Vejam a Prússia. Com os seus campos talados e a
capital ocupada pelos exércitos napoleónicos, com a sua administração
superintendida por funcionários franceses, pôs toda a sua fé e todos os seus
esforços na instrução, e do meio das suas ruínas ergueu a universidade de
Berlim. Aí a têm, que sustenta nas suas mãos a hegemonia da Europa. E ainda
neste instante, no apogeu da glória, a agita apaixonadamente uma questão
escolar.
Mas para
quê citar-lhes exemplos estranhos? A este respeito são eloquentíssimos os
nossos fastos domésticos.»
“A Conservação
do Ministerio da Instrucção Publica”, in A
Conservação do Ministerio da Instrucção Publica, Lisboa, Imprensa Nacional,
1892; tb. in Affirmações Publicas,
Coimbra, Imprensa da Universidade, 1896; tb. in O Ensino, Coimbra, Typographia França Amado, 1898.
·
«A educação na sociedade corresponde à
hereditariedade na natureza. Como a herança vai fixando na espécie as
multiformes variações dos indivíduos, assim o ensino acumula em cada geração
nova o saber dos antepassados. O homem atravessou no período uterino as fases
orgânicas da sua evolução natural, e vai percorrer no período escolar as
sucessivas civilizações do progresso social. Daqui o carácter eminentemente
maternal da escola: é nela que se opera a gestação do homem culto. Há muito já,
com efeito, que se tornou impossível para o homem, entregue só a si, atingir na
idade própria a cultura do seu tempo.»
“Conselho
Superior de Instrucção Publica”, in O Ensino, Coimbra, Typographia França
Amado, 1898; tb. in Affirmações Publicas:
1882-1886, Coimbra, Imprensa da Universidade, 1888.
·
«A instrução, tinha-lhe eu escrito, é um capital, o
único que está em nós aumentar indefinidamente; mas os capitais, adverte o meu amigo, sem matéria-prima sobre que operem,
não dão juro. De acordo! Simplesmente a instrução, ao tempo que ministra um
capital, instrumento de trabalho, desenvolvendo as faculdades produtoras do
homem, dota-o com conhecimentos, que são a matéria-prima sobre que opera aquele
capital. Não se referia no seu artigo a esta, mas às matérias-primas naturais?
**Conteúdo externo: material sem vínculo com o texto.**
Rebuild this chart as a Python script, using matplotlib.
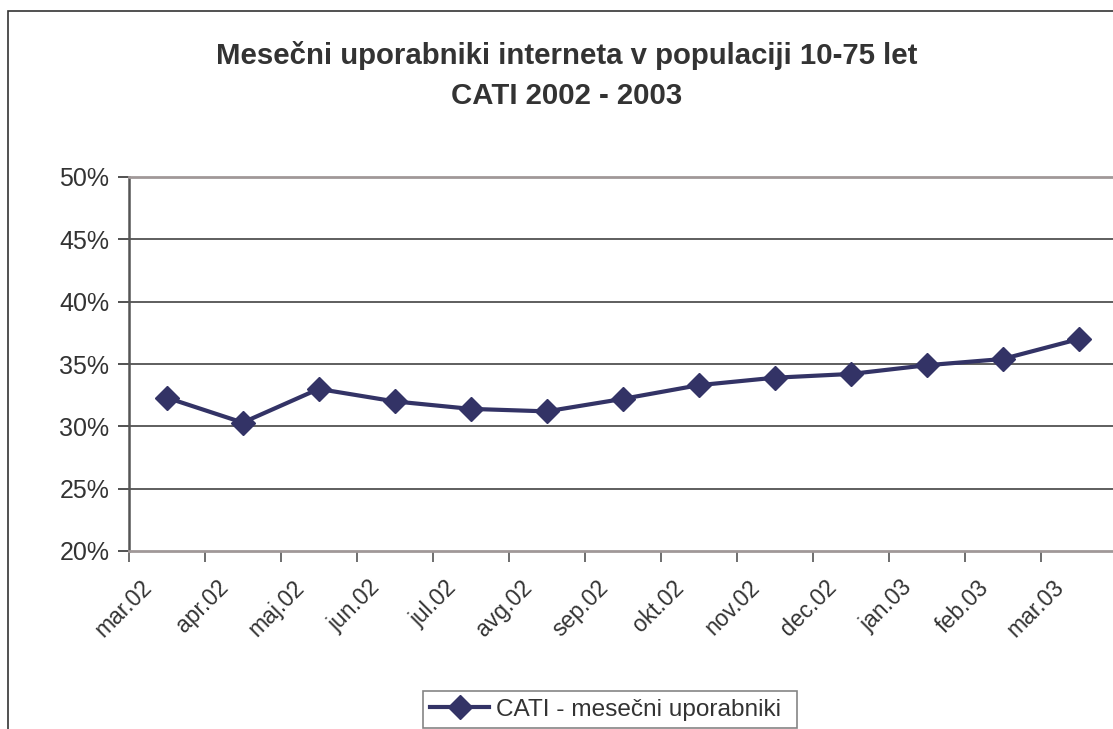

Não conheço meio de as criar e só a ciência é capaz de as descobrir ou
produzir. A sua frase, o revólver do
capital, a instrução, num vazio moral e crematístico, não representa uma
realidade, porque é como se alguém aventasse que se pode instruir, instruir às
direitas, sem com isso suscitar uma melhor aptidão, uma disposição maior para
praticar actos úteis e bons. Os factos
como os das greves e do anarquismo hodierno no meio da crise industrial da
Europa, só a instrução os poderá remediar; só ela dilucidará a nebulose que um saber incompleto criou em
torno das inteligências proletárias.
Não tenho que examinar as opiniões de Pombal e de
Richelieu sobre a missão social do ensino, visto que o meu amigo, que as cita,
logo as rejeita. Causa-me, sim, grande prazer ouvir-lhe: Somos democratas, e o alicerce da soberania popular é sem dúvida alguma
a instrução do povo. Eis a verdadeira doutrina!»
“Política da
Instrução. Cartas ao Sr. J. P. Oliveira Martins, Redactor Principal da Província”,
in Affirmações Publicas: 1882-1886,
Coimbra, Imprensa da Universidade, 1888; tb. in O Ensino, Coimbra, Typographia França Amado, 1898.
·
«A instrução é para o espírito como a nutrição para o
organismo, e a liberdade como a força nervosa que preside às funções de
nutrição.»
“Notas Dum Pai”, in O Instituto: revista scientifica e litteraria, Coimbra, Vol. 46,
n.º 12 (Dez. 1899).
·
»Defendo a liberdade, não esqueçamos que, se ela é o
supremo bem, só tem esse valor pela sua incomparável virtude de associação e
assistência.»
“Notas Dum Pai”, in O Instituto: revista scientifica e litteraria, Coimbra, Vol. 49,
n.º 10 (Out. 1902).
·
«A liberdade e a instrução são solidárias. Nem há,
propriamente, liberdade sem instrução, nem verdadeira instrução que não seja
liberal.»
«A instrução é também virtualmente educação, porque
não há trabalhador que não aspire ao livre exercício das suas faculdades, e a
liberdade é o fundamento da dignidade humana.»
“Notas Dum Pai”, in O Instituto: revista scientifica e litteraria, Coimbra, Vol. 46,
n.º 12 (Dez. 1899).
·
«A questão do ensino é essencialmente uma questão de
liberdade.»
“Governo e Ensino”, in Da
Monarchia para a Republica: 1883-1905, Coimbra, Typographia F. França
Amado, 1905; tb. in Conferencias
Politicas, Coimbra, Typographia Democrática, 1904.